12--Oberlin Alum Travels to Iraq to Volunteer as a "Human Shield"
Last week's Oregonian
reported that Benjamin Joffe-Walt '02 recently left for Iraq, where
he and approximately 50 other volunteers are prepared to stand as
human shields against attacks by U.S. or other international forces.
Joffe-Walt is one of a handful of U.S. citizens traveling in bus
convoys to Iraq to serve as human shields. Stressing that the volunteer
human shields do not support Saddam Hussein, Joffe-Walt said, "Our
leaders are about to kill thousands and thousands of innocent people.
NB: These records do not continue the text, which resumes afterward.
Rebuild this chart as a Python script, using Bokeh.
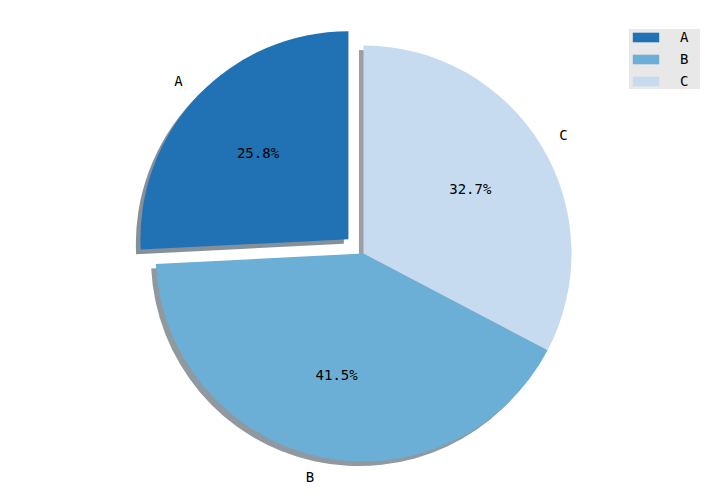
import math
from bokeh.plotting import figure
from bokeh.models import Range1d, Legend, LegendItem
from bokeh.core.properties import value
from bokeh.embed import file_html
from bokeh.resources import INLINE

labels = ["A", "B", "C"]
values = [25.8, 41.5, 32.7]
explode = [0.1, 0.0, 0.0]
colors = ["#2171b5", "#6baed6", "#c6dbef"]

W, H = 712, 496
scale = 208.0  # px per unit radius
cx_px, cy_px = 363.0, 253.0  # pie centre in figure px (from top-left)

p = figure(width=W, height=H, output_backend="svg", toolbar_location=None,
           x_range=Range1d(-cx_px / scale, (W - cx_px) / scale),
           y_range=Range1d(-(H - cy_px) / scale, cy_px / scale),
           min_border=0)
p.axis.visible = False
p.grid.visible = False
p.outline_line_color = None

total = sum(values)
fracs = [v / total for v in values]
starts, ends, mids, cxs, cys = [], [], [], [], []
theta = math.pi / 2
for f, e in zip(fracs, explode):
    s = theta
    t = theta + f * 2 * math.pi
    m = (s + t) / 2
    starts.append(s)
    ends.append(t)
    mids.append(m)
    cxs.append(e * math.cos(m))
    cys.append(e * math.sin(m))
    theta = t

def darken(h):
    r, g, b = int(h[1:3], 16), int(h[3:5], 16), int(h[5:7], 16)
    return "#%02x%02x%02x" % (int(r * 0.3), int(g * 0.3), int(b * 0.3))

off = 0.022
for i in range(len(values)):
    p.wedge(x=cxs[i] - off, y=cys[i] - off, radius=1.0, start_angle=starts[i], end_angle=ends[i],
            fill_color=darken(colors[i]), fill_alpha=0.5, line_color=None)

renderers = []
for i in range(len(values)):
    r = p.wedge(x=cxs[i], y=cys[i], radius=1.0, start_angle=starts[i], end_angle=ends[i],
                fill_color=colors[i], line_color=None)
    renderers.append(r)

FONT = "DejaVu Sans Mono"
font = value(FONT)
for i in range(len(values)):
    lx = cxs[i] + 1.1 * math.cos(mids[i])
    ly = cys[i] + 1.1 * math.sin(mids[i])
    p.text(x=[lx], y=[ly], text=[labels[i]], text_font=font, text_font_size="14px",
           text_align="right" if lx < 0 else "left", text_baseline="middle", text_color="black")
    px = cxs[i] + 0.6 * math.cos(mids[i])
    py = cys[i] + 0.6 * math.sin(mids[i])
    p.text(x=[px], y=[py], text=["%.1f%%" % (fracs[i] * 100)], text_font=font, text_font_size="14px",
           text_align="center", text_baseline="middle", text_color="black")

legend = Legend(items=[LegendItem(label=labels[i], renderers=[renderers[i]]) for i in range(len(values))],
                location=(629, H - 17 - 72), margin=0, padding=7, spacing=6,
                glyph_width=33, glyph_height=12, label_height=16, label_standoff=18,
                label_text_font=FONT, label_text_font_size="14px", label_text_color="black",
                background_fill_color="#e8e8e8", background_fill_alpha=1.0,
                border_line_color=None)
p.add_layout(legend, "center")

open("out.html", "w").write(file_html(p, INLINE))
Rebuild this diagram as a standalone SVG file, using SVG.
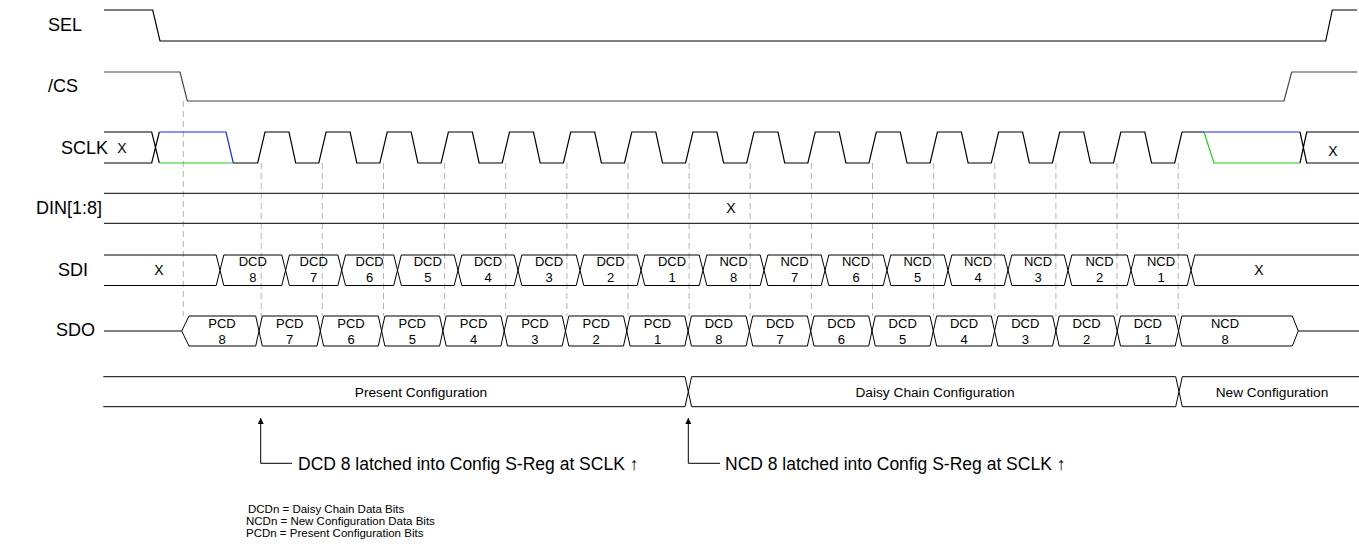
<svg xmlns="http://www.w3.org/2000/svg" width="1359" height="552" viewBox="0 0 1359 552">
<style>
.sig{fill:none;stroke:#000;stroke-width:1.2}
.cs{fill:none;stroke:#444;stroke-width:1.2}
.bus{fill:none;stroke:#000;stroke-width:1}
.dash{fill:none;stroke:#b4b4b4;stroke-width:1;stroke-dasharray:6,4}
.lbl{font-family:"Liberation Sans",Arial,sans-serif;font-size:18px;fill:#000}
.cell{font-family:"Liberation Sans",Arial,sans-serif;font-size:13px;fill:#000;text-anchor:middle}
.x{font-family:"Liberation Sans",Arial,sans-serif;font-size:14px;fill:#000;text-anchor:middle}
.cfg{font-family:"Liberation Sans",Arial,sans-serif;font-size:13.7px;fill:#000;text-anchor:middle}
.note{font-family:"Liberation Sans",Arial,sans-serif;font-size:17.5px;fill:#000}
.leg{font-family:"Liberation Sans",Arial,sans-serif;font-size:11.5px;fill:#000}
</style>
<defs>
<marker id="ah" markerWidth="8" markerHeight="8" refX="6" refY="3" orient="auto" markerUnits="userSpaceOnUse">
<path d="M0,0 L6,3 L0,6 Z" fill="#000"/>
</marker>
</defs>

<g id="guides">
<path class="dash" d="M183.3,101 V316 M261.2,163 V316 M322.3,163 V316 M383.5,163 V316 M444.6,163 V316 M505.7,163 V316 M566.9,163 V316 M628,163 V316 M689.1,163 V316 M750.2,163 V316 M811.4,163 V316 M872.5,163 V316 M933.6,163 V316 M994.8,163 V316 M1055.9,163 V316 M1117,163 V316 M1178.2,163 V316"/>
</g>

<g id="labels">
<text class="lbl" x="48" y="31">SEL</text>
<text class="lbl" x="48" y="92">/CS</text>
<text class="lbl" x="61" y="154">SCLK</text>
<text class="lbl" x="36" y="214">DIN[1:8]</text>
<text class="lbl" x="58" y="276">SDI</text>
<text class="lbl" x="56" y="336">SDO</text>
</g>

<g id="SEL">
<path class="sig" d="M104,10 H152.7 L160,41 H1325.7 L1332.3,10 H1357"/>
</g>

<g id="CS">
<path class="cs" d="M104,72 H180 L187.3,101 H1284 L1291.7,72 H1357"/>
</g>

<g id="SCLK">
<path class="sig" d="M104,132 H151.7 L159.3,163 M104,163 H151.7 L159.3,132"/>
<path fill="none" stroke="#2222ee" stroke-width="1.2" d="M159.3,132 H226 L233.3,163 M1204,132 H1300"/>
<path fill="none" stroke="#22cc22" stroke-width="1.2" d="M159.3,163 H233.3 M1204,132 L1214,163 H1300"/>
<path class="sig" d="M233.3,163 H257.7 L265,132 H289 L295.7,163 H318.8 L326.1,132 H350.1 L356.8,163 H379.9 L387.2,132 H411.2 L417.9,163 H441.1 L448.4,132 H472.4 L479.1,163 H502.2 L509.5,132 H533.5 L540.2,163 H563.4 L570.7,132 H594.7 L601.4,163 H624.5 L631.8,132 H655.8 L662.5,163 H685.6 L692.9,132 H716.9 L723.6,163 H746.7 L754,132 H778 L784.7,163 H807.9 L815.2,132 H839.2 L845.9,163 H869 L876.3,132 H900.3 L907,163 H930.1 L937.4,132 H961.4 L968.1,163 H991.3 L998.6,132 H1022.6 L1029.3,163 H1052.4 L1059.7,132 H1083.7 L1090.4,163 H1113.5 L1120.8,132 H1144.8 L1151.5,163 H1174.7 L1182,132 H1204"/>
<path class="sig" d="M1300,132 L1306.7,163 H1359 M1300,163 L1306.7,132 H1359"/>
<text class="x" x="122" y="153">X</text>
<text class="x" x="1333" y="156">X</text>
</g>

<g id="DIN">
<path class="bus" d="M104,193.3 H1359 M104,223.3 H1359"/>
<text class="x" x="731" y="213">X</text>
</g>

<g id="SDI">
<path class="bus" d="M104,255 H216.2 L220,270.25 L216.2,285.5 H104
M220,270.25 L223.8,255 H281.8 L285.6,270.25 L281.8,285.5 H223.8 Z
M285.6,270.25 L289.4,255 H337.9 L341.7,270.25 L337.9,285.5 H289.4 Z
M341.7,270.25 L345.5,255 H393.7 L397.5,270.25 L393.7,285.5 H345.5 Z
M397.5,270.25 L401.3,255 H454.2 L458,270.25 L454.2,285.5 H401.3 Z
M458,270.25 L461.8,255 H514.2 L518,270.25 L514.2,285.5 H461.8 Z
M518,270.25 L521.8,255 H576.2 L580,270.25 L576.2,285.5 H521.8 Z
M580,270.25 L583.8,255 H637.2 L641,270.25 L637.2,285.5 H583.8 Z
M641,270.25 L644.8,255 H699.2 L703,270.25 L699.2,285.5 H644.8 Z
M703,270.25 L706.8,255 H760.2 L764,270.25 L760.2,285.5 H706.8 Z
M764,270.25 L767.8,255 H821.2 L825,270.25 L821.2,285.5 H767.8 Z
M825,270.25 L828.8,255 H883.2 L887,270.25 L883.2,285.5 H828.8 Z
M887,270.25 L890.8,255 H944.2 L948,270.25 L944.2,285.5 H890.8 Z
M948,270.25 L951.8,255 H1004.2 L1008,270.25 L1004.2,285.5 H951.8 Z
M1008,270.25 L1011.8,255 H1064.2 L1068,270.25 L1064.2,285.5 H1011.8 Z
M1068,270.25 L1071.8,255 H1127.2 L1131,270.25 L1127.2,285.5 H1071.8 Z
M1131,270.25 L1134.8,255 H1187.2 L1191,270.25 L1187.2,285.5 H1134.8 Z
M1359,255 H1194.8 L1191,270.25 L1194.8,285.5 H1359"/>
<text class="x" x="159" y="275">X</text>
<text class="cell" x="252.8" y="265.5">DCD</text><text class="cell" x="252.8" y="281.5">8</text>
<text class="cell" x="313.7" y="265.5">DCD</text><text class="cell" x="313.7" y="281.5">7</text>
<text class="cell" x="369.6" y="265.5">DCD</text><text class="cell" x="369.6" y="281.5">6</text>
<text class="cell" x="427.8" y="265.5">DCD</text><text class="cell" x="427.8" y="281.5">5</text>
<text class="cell" x="488" y="265.5">DCD</text><text class="cell" x="488" y="281.5">4</text>
<text class="cell" x="549" y="265.5">DCD</text><text class="cell" x="549" y="281.5">3</text>
<text class="cell" x="610.5" y="265.5">DCD</text><text class="cell" x="610.5" y="281.5">2</text>
<text class="cell" x="672" y="265.5">DCD</text><text class="cell" x="672" y="281.5">1</text>
<text class="cell" x="733.5" y="265.5">NCD</text><text class="cell" x="733.5" y="281.5">8</text>
<text class="cell" x="794.5" y="265.5">NCD</text><text class="cell" x="794.5" y="281.5">7</text>
<text class="cell" x="856" y="265.5">NCD</text><text class="cell" x="856" y="281.5">6</text>
<text class="cell" x="917.5" y="265.5">NCD</text><text class="cell" x="917.5" y="281.5">5</text>
<text class="cell" x="978" y="265.5">NCD</text><text class="cell" x="978" y="281.5">4</text>
<text class="cell" x="1038" y="265.5">NCD</text><text class="cell" x="1038" y="281.5">3</text>
<text class="cell" x="1099.5" y="265.5">NCD</text><text class="cell" x="1099.5" y="281.5">2</text>
<text class="cell" x="1161" y="265.5">NCD</text><text class="cell" x="1161" y="281.5">1</text>
<text class="x" x="1259" y="275">X</text>
</g>

<g id="SDO">
<path class="bus" d="M104,331 H181.7
M181.7,331 L189,316 H255.7 L259,331 L255.7,346 H189 Z
M259,331 L262.3,316 H317 L320.3,331 L317,346 H262.3 Z
M320.3,331 L323.6,316 H378.3 L381.6,331 L378.3,346 H323.6 Z
M381.6,331 L384.9,316 H439.6 L442.9,331 L439.6,346 H384.9 Z
M442.9,331 L446.2,316 H500.9 L504.2,331 L500.9,346 H446.2 Z
M504.2,331 L507.5,316 H562.2 L565.5,331 L562.2,346 H507.5 Z
M565.5,331 L568.8,316 H623.5 L626.8,331 L623.5,346 H568.8 Z
M626.8,331 L630.1,316 H684.8 L688.1,331 L684.8,346 H630.1 Z
M688.1,331 L691.4,316 H746.1 L749.4,331 L746.1,346 H691.4 Z
M749.4,331 L752.7,316 H807.4 L810.7,331 L807.4,346 H752.7 Z
M810.7,331 L814,316 H868.7 L872,331 L868.7,346 H814 Z
M872,331 L875.3,316 H930 L933.3,331 L930,346 H875.3 Z
M933.3,331 L936.6,316 H991.3 L994.6,331 L991.3,346 H936.6 Z
M994.6,331 L997.9,316 H1052.6 L1055.9,331 L1052.6,346 H997.9 Z
M1055.9,331 L1059.2,316 H1113.9 L1117.2,331 L1113.9,346 H1059.2 Z
M1117.2,331 L1120.5,316 H1175.2 L1178.5,331 L1175.2,346 H1120.5 Z
M1178.5,331 L1181.8,316 H1292.3 L1298.3,331 L1292.3,346 H1181.8 Z
M1298.3,331 H1359"/>
<text class="cell" x="222" y="328.3">PCD</text><text class="cell" x="222" y="344">8</text>
<text class="cell" x="289.7" y="328.3">PCD</text><text class="cell" x="289.7" y="344">7</text>
<text class="cell" x="351" y="328.3">PCD</text><text class="cell" x="351" y="344">6</text>
<text class="cell" x="412.3" y="328.3">PCD</text><text class="cell" x="412.3" y="344">5</text>
<text class="cell" x="473.6" y="328.3">PCD</text><text class="cell" x="473.6" y="344">4</text>
<text class="cell" x="534.9" y="328.3">PCD</text><text class="cell" x="534.9" y="344">3</text>
<text class="cell" x="596.2" y="328.3">PCD</text><text class="cell" x="596.2" y="344">2</text>
<text class="cell" x="657.5" y="328.3">PCD</text><text class="cell" x="657.5" y="344">1</text>
<text class="cell" x="718.8" y="328.3">DCD</text><text class="cell" x="718.8" y="344">8</text>
<text class="cell" x="780" y="328.3">DCD</text><text class="cell" x="780" y="344">7</text>
<text class="cell" x="841.4" y="328.3">DCD</text><text class="cell" x="841.4" y="344">6</text>
<text class="cell" x="902.7" y="328.3">DCD</text><text class="cell" x="902.7" y="344">5</text>
<text class="cell" x="964" y="328.3">DCD</text><text class="cell" x="964" y="344">4</text>
<text class="cell" x="1025.3" y="328.3">DCD</text><text class="cell" x="1025.3" y="344">3</text>
<text class="cell" x="1086.6" y="328.3">DCD</text><text class="cell" x="1086.6" y="344">2</text>
<text class="cell" x="1147.9" y="328.3">DCD</text><text class="cell" x="1147.9" y="344">1</text>
<text class="cell" x="1225" y="328.3">NCD</text><text class="cell" x="1225" y="344">8</text>
</g>

<g id="config">
<path class="bus" d="M103.3,376.7 H685 L688.3,391.7 L685,406.7 H103.3
M688.3,391.7 L691.6,376.7 H1175.7 L1179,391.7 L1175.7,406.7 H691.6 Z
M1359,376.7 H1182.3 L1179,391.7 L1182.3,406.7 H1359"/>
<text class="cfg" x="421" y="396.5">Present Configuration</text>
<text class="cfg" x="935" y="396.5">Daisy Chain Configuration</text>
<text class="cfg" x="1272" y="396.5">New Configuration</text>
</g>

<g id="connectors">
<path fill="none" stroke="#000" stroke-width="1" marker-end="url(#ah)" d="M292,463.3 H260.7 V418"/>
<path fill="none" stroke="#000" stroke-width="1" marker-end="url(#ah)" d="M720,463.3 H688.3 V418"/>
</g>

<g id="notes">
<text class="note" x="298" y="469.5">DCD 8 latched into Config S-Reg at SCLK ↑</text>
<text class="note" x="725" y="469.5">NCD 8 latched into Config S-Reg at SCLK ↑</text>
<text class="leg" x="248" y="513">DCDn = Daisy Chain Data Bits</text>
<text class="leg" x="246" y="525">NCDn = New Configuration Data Bits</text>
<text class="leg" x="246" y="537">PCDn = Present Configuration Bits</text>
</g>
</svg>
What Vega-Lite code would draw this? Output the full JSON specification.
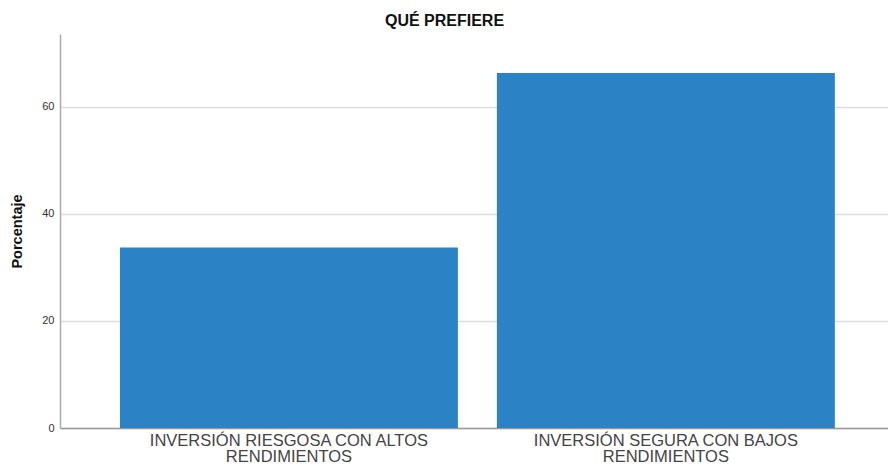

I'm acting as someone who is trying to intervene in a cycle of violence,
not as someone who's trying to pick up arms against the United States."
3--Oberlin College Scholarships Put Education within Reach
The Lorain Morning
Journal recently featured an article about Oberlin College's
High School Scholarship Program. Now in its second year, the program
awards four-year, tuition-only scholarships to all Oberlin High
School students who have lived in the Oberlin School District for
four years and who have gained admission to the College through
the standard application process. According to Diana Roose, assistant
to Oberlin College President Nancy Dye, the scholarships motivate
students who had never thought about college to consider the option.
"College is a possibility within reach," Roose says.
3--Oberlin's Eighth Blackbird Expands Physical and Artistic Boundaries
The New York Times recently ran a lengthy article on Eighth
Blackbird, six young instrumentalists specializing in contemporary
music. The group, founded in Oberlin, describes its goal as "exploring
the boundaries of conventional recital, and creating an ensemble
that can jam while retaining classical properties."
1--Oberlin College Professor Fights for Right of Jewish Women to
Pray at Jerusalem's Western Wall
Oberlin College professor Shulamit Magnus appeared as the subject
of a lengthy article in Saturday's
Plain Dealer. Magnus, a professor of Jewish studies
and history, is part of a group of women who have sued the state
of Israel for the right to pray at Jerusalem's Western Wall. Since
1988, Magnus has belonged to a group of women who call themselves
"Women of the Wall." Denounced by the state of Israel
as witches, the women have been threatened with seven-year prison
sentences. Despite the opposition, Magnus and the other women in
the group continue to pray at the wall monthly.